In 2015, we saw that these “seeds” could remain dormant, in a state of “clonal hematopoiesis of indeterminate potential (CHIP).”4 CHIP is defined as at least 2 percent variant allele frequency (VAF) of somatic mutations known to be associated with hematopoietic neoplasms, but without fulfilling diagnostic criteria for the malignancy (e.g., MDS or AML).4 There is a 0.5 to 1 percent risk of progression to overt malignancy per year (Figure), with increased rates in patients with a higher VAF of the somatic mutation.

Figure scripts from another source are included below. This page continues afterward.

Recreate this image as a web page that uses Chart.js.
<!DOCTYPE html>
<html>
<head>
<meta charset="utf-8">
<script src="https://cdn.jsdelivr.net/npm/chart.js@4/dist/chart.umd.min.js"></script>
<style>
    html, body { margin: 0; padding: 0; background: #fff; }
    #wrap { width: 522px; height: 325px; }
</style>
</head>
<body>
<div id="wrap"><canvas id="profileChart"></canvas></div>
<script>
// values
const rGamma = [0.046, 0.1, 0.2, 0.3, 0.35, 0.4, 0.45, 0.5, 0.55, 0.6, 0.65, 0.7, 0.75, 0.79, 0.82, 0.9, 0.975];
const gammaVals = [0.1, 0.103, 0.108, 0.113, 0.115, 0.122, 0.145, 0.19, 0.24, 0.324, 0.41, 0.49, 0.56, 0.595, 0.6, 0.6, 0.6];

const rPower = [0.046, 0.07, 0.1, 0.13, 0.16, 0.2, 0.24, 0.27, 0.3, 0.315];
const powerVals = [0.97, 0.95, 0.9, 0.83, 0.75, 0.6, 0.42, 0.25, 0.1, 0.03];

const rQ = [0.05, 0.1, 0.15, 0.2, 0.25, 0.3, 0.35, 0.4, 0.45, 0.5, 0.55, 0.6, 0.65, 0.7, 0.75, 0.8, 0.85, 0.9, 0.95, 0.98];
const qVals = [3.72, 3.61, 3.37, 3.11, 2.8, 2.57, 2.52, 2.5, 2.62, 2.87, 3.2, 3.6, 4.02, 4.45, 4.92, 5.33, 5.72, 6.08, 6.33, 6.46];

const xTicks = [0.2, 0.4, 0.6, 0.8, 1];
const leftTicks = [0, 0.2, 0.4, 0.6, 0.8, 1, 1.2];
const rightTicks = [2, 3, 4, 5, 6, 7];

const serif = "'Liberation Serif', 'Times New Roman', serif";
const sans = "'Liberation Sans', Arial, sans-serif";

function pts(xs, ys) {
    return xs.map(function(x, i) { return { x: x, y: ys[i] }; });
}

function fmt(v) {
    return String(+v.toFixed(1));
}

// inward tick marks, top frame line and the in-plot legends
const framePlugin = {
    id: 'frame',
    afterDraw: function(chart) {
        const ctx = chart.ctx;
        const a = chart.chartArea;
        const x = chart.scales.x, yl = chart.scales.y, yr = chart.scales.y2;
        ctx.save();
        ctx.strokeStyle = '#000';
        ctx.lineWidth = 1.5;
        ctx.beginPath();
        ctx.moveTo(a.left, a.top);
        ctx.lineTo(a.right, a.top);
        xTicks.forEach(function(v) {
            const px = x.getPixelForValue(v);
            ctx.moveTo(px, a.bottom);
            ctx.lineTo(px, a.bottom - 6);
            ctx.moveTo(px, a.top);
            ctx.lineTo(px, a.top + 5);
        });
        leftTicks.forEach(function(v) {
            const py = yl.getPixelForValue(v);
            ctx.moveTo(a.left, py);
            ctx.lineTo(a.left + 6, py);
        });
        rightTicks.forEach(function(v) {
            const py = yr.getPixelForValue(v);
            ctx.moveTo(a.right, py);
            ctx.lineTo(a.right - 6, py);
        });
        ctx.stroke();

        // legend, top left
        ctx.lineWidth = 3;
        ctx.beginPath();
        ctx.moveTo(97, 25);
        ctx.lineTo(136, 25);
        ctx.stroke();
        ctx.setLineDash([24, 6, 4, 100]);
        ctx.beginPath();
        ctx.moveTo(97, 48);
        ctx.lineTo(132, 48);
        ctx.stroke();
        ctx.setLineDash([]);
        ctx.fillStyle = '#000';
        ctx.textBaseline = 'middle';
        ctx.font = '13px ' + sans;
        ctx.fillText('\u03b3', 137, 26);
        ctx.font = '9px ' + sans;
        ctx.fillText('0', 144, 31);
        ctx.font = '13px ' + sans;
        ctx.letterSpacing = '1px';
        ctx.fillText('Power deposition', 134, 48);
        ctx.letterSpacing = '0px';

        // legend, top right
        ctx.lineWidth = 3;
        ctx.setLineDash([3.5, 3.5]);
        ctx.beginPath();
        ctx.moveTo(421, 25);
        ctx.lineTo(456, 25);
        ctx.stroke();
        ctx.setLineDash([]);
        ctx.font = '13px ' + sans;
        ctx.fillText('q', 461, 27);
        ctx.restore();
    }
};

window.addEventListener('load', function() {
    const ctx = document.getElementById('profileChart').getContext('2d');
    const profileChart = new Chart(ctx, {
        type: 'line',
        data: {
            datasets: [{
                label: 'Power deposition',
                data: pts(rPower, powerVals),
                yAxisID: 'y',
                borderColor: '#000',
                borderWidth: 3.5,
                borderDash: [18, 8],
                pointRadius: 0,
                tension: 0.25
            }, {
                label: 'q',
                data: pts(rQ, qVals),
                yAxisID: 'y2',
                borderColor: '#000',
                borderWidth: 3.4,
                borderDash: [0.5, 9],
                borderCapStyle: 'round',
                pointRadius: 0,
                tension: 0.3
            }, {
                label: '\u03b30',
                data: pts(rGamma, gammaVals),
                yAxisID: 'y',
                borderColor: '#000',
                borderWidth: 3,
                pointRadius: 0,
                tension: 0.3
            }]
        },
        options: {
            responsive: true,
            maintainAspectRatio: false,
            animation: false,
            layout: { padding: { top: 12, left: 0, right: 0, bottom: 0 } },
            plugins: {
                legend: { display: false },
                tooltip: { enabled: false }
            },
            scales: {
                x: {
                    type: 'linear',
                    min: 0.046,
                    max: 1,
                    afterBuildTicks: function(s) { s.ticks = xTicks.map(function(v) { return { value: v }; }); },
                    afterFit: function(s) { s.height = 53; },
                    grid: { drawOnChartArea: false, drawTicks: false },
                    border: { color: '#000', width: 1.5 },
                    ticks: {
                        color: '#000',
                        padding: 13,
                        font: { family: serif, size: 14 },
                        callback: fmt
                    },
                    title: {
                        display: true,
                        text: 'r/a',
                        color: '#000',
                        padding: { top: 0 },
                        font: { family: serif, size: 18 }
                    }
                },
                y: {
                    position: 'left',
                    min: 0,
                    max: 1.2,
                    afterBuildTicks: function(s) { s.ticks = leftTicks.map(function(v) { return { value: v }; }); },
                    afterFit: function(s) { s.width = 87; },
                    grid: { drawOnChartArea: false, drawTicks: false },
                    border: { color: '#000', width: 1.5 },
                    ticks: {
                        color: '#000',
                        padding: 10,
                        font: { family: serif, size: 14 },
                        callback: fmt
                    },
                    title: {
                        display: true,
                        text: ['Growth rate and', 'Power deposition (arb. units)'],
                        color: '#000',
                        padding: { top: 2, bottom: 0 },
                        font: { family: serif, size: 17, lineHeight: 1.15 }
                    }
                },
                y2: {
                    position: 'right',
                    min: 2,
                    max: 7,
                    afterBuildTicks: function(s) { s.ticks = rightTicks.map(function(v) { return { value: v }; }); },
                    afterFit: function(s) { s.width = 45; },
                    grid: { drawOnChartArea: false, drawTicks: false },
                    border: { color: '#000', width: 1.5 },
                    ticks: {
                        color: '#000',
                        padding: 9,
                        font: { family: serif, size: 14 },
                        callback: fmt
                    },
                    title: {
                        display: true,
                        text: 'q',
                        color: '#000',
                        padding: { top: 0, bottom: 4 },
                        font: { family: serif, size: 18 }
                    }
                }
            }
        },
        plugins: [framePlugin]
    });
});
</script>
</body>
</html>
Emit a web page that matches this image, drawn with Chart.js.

Instead of remaining dormant, such clones may demonstrate opportunistic tendencies. In patients undergoing chemotherapy, clones may expand under the selective pressure of treatment and contribute to the development of therapy-related MDS or AML (t-MDS/t-AML).5 Historically, it was believed that chemotherapy and radiation led to therapy-related hematologic cancers because of increased numbers of mutations induced by treatment. However, contrary to this dogma, Dr. Terrence Wong and colleagues’ analysis5 of t-AML patient samples showed that there was not an increased number of mutations compared with de novo AML. Moreover, the same AML-associated mutations could be detected long before the diagnosis of cancer, and resistant clones simply expanded after treatment of the cancer.5 For example, in one patient with Hodgkin lymphoma, two TP53 mutations were detected in leukapheresis samples at a VAF of 0.5 percent six years prior to development of t-AML, and both TET2 and NUP98 mutations subsequently arose as potential driver mutations, only detectable later at the time when the leukemia was diagnosed.
Notably, two of the three most commonly observed mutated genes in normal individuals, DNMT3A and TET2, were also found to be the most frequent mutations that failed to clear by day 30 after induction chemotherapy for AML. Patients in whom these mutations persist exhibit a worse outcome, even in complete remission.6 Clearly, these mutations are not always innocuous. It will be our task as hematologists to contextualize the prognostic importance of these molecular abnormalities, not only patients with MDS or AML, but also in individuals with mild cytopenias or dysplasia of unknown significance (ICUS or IDUS, respectively) who do not meet diagnostic criteria for MDS. And what do we tell the otherwise normal individual who is referred to our clinic with one or more “hits” uncovered on a myeloid gene panel that should not have been ordered in the first place? We have much to learn ourselves before we can confidently guide patients through this maze of genetic complexity.